Directions for this task
From the entries below, reproduce exactly the lines from the one with "Clone this chart" through the one with "const fmt = (v: number)", both included, without images.

*****

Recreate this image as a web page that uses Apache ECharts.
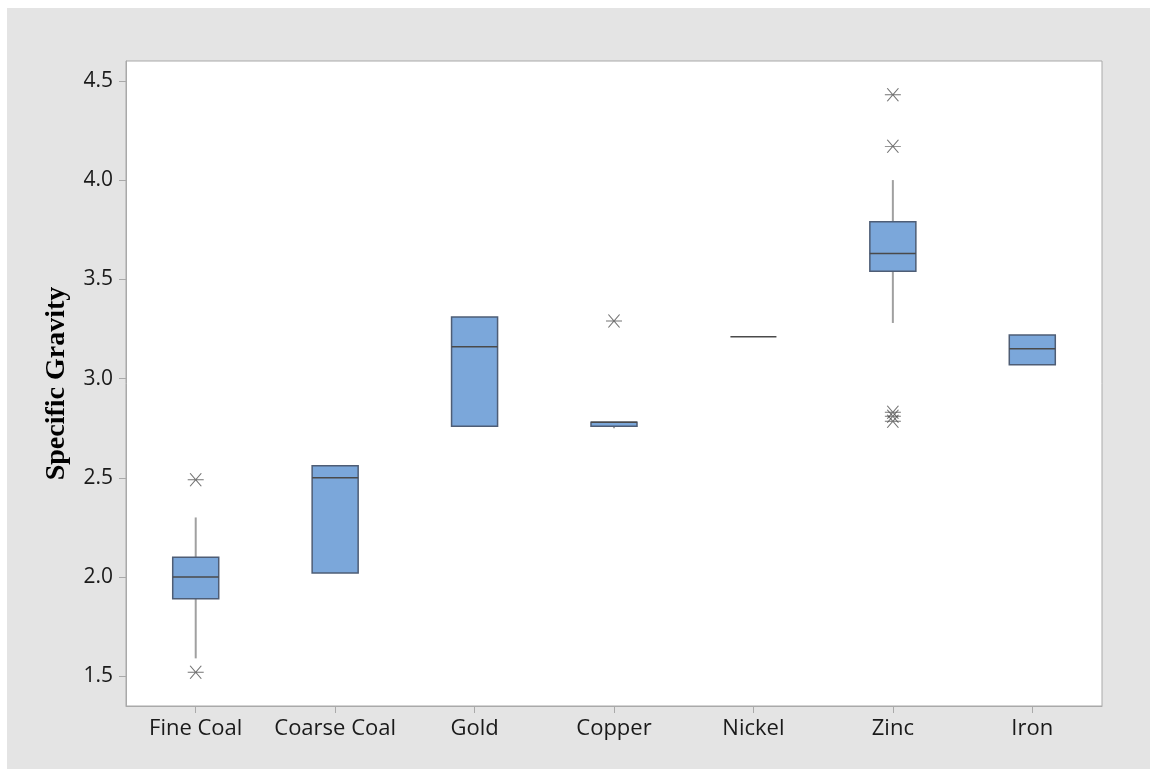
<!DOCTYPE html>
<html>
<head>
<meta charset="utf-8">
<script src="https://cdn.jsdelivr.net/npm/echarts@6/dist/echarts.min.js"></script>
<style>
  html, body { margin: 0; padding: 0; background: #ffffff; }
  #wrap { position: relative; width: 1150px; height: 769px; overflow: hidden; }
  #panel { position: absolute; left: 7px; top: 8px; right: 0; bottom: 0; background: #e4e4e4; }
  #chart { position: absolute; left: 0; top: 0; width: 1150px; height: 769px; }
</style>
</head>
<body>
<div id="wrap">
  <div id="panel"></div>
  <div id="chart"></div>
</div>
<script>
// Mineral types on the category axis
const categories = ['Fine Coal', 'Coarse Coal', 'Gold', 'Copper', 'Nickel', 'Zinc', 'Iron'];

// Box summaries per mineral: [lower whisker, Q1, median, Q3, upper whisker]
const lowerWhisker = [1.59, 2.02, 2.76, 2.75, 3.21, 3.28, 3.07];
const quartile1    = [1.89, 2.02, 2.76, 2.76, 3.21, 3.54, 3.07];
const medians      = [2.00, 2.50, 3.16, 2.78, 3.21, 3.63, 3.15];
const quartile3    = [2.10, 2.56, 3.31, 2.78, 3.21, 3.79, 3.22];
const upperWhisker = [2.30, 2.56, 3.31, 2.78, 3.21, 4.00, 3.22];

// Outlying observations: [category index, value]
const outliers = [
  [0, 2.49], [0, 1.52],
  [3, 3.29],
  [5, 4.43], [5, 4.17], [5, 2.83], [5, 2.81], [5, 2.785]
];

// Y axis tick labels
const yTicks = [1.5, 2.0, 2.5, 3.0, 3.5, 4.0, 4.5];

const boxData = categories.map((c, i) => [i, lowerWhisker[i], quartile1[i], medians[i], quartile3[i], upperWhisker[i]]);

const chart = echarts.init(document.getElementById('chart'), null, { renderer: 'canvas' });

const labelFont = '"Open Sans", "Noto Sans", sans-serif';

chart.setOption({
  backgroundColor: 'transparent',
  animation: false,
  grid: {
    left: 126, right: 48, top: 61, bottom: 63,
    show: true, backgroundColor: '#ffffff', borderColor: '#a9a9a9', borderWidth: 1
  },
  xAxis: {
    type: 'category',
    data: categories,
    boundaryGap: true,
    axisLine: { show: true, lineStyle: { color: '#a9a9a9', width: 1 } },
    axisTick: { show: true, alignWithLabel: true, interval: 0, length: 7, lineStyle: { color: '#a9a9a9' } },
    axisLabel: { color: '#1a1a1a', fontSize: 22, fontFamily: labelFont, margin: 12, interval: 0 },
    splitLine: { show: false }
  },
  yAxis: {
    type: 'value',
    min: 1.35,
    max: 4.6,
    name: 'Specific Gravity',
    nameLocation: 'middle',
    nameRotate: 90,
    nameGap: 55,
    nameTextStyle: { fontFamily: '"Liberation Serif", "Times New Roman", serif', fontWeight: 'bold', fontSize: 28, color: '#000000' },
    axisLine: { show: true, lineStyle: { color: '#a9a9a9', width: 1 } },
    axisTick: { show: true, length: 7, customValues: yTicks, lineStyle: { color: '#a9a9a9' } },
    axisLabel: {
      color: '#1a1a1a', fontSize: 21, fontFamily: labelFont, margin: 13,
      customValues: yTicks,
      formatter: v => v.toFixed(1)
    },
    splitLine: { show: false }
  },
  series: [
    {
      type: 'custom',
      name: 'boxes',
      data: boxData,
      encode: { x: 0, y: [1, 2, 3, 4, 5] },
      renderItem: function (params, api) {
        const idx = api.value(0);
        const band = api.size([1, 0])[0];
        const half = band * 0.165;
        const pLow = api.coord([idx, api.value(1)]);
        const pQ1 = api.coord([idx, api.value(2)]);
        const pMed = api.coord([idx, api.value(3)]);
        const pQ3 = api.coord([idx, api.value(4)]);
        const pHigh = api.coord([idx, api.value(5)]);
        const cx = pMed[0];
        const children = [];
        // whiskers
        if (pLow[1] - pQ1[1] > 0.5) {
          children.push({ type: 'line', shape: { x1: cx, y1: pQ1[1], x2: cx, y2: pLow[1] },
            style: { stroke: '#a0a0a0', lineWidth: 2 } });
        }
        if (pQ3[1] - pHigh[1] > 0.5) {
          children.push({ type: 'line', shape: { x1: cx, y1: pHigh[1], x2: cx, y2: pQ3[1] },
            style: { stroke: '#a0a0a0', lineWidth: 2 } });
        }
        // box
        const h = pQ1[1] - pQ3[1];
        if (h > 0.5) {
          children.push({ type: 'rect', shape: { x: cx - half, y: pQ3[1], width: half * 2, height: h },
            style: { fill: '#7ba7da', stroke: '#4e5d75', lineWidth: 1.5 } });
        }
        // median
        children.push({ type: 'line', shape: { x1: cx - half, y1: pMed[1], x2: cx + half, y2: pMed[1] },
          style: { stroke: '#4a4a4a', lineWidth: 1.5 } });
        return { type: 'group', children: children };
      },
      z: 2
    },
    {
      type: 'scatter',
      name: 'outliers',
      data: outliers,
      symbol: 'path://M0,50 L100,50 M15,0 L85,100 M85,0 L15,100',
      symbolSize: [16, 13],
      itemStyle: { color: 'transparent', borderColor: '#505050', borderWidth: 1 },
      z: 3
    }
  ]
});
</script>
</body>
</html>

*****

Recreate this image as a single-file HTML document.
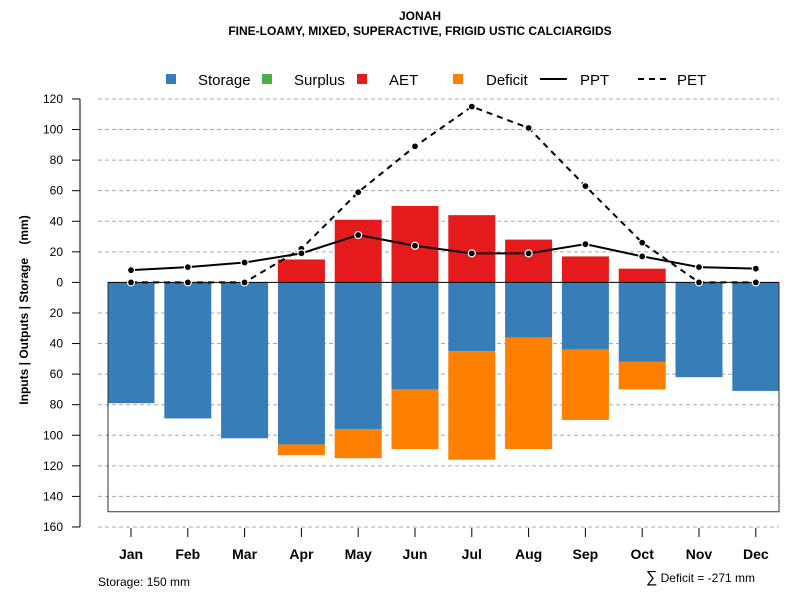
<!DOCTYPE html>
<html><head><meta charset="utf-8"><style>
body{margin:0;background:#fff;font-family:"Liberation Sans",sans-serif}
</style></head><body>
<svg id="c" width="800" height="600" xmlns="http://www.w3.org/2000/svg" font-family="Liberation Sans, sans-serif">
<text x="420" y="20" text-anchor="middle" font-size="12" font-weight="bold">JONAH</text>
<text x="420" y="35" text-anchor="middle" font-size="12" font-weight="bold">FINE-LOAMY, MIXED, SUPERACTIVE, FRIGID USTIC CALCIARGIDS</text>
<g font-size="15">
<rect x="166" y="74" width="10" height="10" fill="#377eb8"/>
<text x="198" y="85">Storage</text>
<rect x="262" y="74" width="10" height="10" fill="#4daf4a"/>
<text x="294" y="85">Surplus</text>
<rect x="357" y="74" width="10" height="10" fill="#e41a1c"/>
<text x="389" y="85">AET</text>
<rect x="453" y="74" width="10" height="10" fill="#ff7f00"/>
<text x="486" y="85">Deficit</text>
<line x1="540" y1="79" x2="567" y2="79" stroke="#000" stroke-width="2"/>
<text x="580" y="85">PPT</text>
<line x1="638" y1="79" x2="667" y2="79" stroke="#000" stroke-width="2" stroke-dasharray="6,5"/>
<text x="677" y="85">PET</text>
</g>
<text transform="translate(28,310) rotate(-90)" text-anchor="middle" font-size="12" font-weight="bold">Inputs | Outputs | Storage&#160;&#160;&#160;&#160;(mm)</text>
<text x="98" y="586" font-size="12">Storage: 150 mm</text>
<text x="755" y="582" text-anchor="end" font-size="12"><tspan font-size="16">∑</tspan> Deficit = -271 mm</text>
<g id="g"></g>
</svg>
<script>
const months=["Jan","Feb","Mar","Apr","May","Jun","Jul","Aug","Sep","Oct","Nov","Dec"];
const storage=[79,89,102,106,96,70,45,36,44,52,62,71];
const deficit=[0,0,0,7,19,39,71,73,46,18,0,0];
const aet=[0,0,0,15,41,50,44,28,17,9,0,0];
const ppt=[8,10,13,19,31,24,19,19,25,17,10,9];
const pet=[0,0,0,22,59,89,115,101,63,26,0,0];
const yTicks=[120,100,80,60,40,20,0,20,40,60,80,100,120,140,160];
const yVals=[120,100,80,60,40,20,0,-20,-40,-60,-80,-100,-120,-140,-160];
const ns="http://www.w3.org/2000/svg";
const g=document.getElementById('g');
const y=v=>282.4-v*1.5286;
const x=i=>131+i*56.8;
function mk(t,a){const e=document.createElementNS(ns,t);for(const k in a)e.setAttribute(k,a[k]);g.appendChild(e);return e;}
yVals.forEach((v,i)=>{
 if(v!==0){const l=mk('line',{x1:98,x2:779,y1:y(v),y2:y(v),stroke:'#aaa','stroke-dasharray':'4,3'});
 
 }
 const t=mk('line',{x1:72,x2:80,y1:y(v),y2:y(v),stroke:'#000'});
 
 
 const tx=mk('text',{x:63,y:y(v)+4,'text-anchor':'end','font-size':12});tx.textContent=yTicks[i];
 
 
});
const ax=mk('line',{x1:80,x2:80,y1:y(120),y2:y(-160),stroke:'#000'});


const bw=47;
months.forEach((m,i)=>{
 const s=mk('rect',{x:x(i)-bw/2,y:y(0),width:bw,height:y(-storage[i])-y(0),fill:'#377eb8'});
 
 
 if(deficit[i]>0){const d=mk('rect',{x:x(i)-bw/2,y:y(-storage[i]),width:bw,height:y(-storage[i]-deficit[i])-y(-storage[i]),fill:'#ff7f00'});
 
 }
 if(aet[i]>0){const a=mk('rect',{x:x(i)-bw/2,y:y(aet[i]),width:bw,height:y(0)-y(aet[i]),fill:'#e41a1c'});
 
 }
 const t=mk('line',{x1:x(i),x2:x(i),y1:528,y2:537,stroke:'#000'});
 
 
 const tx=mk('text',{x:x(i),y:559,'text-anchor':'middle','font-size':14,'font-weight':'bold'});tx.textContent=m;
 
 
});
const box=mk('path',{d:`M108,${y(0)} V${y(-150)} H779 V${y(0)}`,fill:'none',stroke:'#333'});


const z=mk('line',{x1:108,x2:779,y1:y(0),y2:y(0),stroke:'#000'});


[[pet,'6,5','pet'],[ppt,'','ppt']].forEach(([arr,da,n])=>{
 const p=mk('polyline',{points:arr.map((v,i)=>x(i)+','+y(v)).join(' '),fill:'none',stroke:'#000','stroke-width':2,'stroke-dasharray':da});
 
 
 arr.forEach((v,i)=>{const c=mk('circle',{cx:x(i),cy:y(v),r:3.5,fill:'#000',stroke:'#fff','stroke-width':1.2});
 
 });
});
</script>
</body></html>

*****

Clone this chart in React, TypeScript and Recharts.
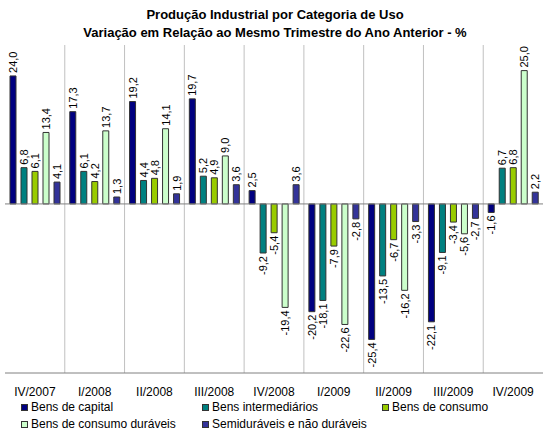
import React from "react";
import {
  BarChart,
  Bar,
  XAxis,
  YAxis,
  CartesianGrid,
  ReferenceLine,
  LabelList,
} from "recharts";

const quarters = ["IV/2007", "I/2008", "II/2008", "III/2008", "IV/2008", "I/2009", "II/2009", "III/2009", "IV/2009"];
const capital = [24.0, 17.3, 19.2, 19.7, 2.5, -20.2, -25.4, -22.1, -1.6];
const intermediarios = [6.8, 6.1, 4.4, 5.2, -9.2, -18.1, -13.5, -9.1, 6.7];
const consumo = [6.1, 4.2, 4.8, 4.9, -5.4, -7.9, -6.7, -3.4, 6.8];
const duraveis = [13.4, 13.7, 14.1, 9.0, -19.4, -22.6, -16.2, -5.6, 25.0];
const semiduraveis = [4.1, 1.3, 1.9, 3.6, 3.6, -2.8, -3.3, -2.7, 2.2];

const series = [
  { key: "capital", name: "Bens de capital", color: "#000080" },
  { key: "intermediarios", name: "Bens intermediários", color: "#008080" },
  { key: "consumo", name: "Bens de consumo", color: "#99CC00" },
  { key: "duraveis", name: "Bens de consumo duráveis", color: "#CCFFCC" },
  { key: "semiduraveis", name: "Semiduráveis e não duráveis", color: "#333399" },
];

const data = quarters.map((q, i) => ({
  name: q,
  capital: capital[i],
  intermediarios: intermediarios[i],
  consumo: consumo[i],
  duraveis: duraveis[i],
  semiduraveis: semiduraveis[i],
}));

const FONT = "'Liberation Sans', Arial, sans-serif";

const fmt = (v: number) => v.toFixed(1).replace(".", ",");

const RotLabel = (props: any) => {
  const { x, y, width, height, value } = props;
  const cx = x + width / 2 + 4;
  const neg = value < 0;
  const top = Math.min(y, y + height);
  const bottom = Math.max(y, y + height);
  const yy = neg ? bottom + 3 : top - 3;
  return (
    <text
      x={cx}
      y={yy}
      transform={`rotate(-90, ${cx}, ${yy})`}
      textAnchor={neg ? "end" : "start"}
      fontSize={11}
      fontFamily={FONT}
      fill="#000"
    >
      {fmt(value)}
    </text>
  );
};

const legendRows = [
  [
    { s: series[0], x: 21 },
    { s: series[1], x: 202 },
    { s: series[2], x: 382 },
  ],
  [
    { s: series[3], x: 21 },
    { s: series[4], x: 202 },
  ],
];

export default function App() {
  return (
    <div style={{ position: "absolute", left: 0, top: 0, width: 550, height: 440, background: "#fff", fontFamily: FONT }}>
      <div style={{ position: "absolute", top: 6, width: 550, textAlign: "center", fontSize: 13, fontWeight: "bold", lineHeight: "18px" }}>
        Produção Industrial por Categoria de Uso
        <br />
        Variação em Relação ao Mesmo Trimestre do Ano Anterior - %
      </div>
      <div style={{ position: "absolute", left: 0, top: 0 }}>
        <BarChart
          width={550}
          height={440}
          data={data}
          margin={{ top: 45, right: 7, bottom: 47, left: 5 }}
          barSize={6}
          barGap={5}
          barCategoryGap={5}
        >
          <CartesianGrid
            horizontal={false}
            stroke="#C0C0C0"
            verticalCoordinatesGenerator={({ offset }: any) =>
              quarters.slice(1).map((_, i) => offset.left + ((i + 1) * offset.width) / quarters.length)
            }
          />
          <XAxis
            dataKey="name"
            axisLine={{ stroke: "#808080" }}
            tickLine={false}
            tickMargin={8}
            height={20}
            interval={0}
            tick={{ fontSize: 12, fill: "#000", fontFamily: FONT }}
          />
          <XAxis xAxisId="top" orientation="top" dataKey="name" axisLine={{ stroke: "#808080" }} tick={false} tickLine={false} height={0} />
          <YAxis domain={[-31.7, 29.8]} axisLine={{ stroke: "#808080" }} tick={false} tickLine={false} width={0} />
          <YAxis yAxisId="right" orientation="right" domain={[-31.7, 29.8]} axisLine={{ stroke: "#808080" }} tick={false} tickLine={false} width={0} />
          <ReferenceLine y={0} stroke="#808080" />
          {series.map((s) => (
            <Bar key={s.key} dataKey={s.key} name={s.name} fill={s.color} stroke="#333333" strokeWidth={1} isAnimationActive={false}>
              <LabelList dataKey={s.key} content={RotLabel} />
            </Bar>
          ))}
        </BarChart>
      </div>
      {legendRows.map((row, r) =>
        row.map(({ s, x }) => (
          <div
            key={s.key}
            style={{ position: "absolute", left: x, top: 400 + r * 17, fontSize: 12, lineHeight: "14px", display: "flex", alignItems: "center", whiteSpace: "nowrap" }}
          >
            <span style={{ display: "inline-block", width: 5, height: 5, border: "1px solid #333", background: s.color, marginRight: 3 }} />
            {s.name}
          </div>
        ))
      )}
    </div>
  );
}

*****

Expected answer
Clone this chart in React, TypeScript and Recharts.
import React from "react";
import {
  BarChart,
  Bar,
  XAxis,
  YAxis,
  CartesianGrid,
  ReferenceLine,
  LabelList,
} from "recharts";

const quarters = ["IV/2007", "I/2008", "II/2008", "III/2008", "IV/2008", "I/2009", "II/2009", "III/2009", "IV/2009"];
const capital = [24.0, 17.3, 19.2, 19.7, 2.5, -20.2, -25.4, -22.1, -1.6];
const intermediarios = [6.8, 6.1, 4.4, 5.2, -9.2, -18.1, -13.5, -9.1, 6.7];
const consumo = [6.1, 4.2, 4.8, 4.9, -5.4, -7.9, -6.7, -3.4, 6.8];
const duraveis = [13.4, 13.7, 14.1, 9.0, -19.4, -22.6, -16.2, -5.6, 25.0];
const semiduraveis = [4.1, 1.3, 1.9, 3.6, 3.6, -2.8, -3.3, -2.7, 2.2];

const series = [
  { key: "capital", name: "Bens de capital", color: "#000080" },
  { key: "intermediarios", name: "Bens intermediários", color: "#008080" },
  { key: "consumo", name: "Bens de consumo", color: "#99CC00" },
  { key: "duraveis", name: "Bens de consumo duráveis", color: "#CCFFCC" },
  { key: "semiduraveis", name: "Semiduráveis e não duráveis", color: "#333399" },
];

const data = quarters.map((q, i) => ({
  name: q,
  capital: capital[i],
  intermediarios: intermediarios[i],
  consumo: consumo[i],
  duraveis: duraveis[i],
  semiduraveis: semiduraveis[i],
}));

const FONT = "'Liberation Sans', Arial, sans-serif";

const fmt = (v: number) => v.toFixed(1).replace(".", ",");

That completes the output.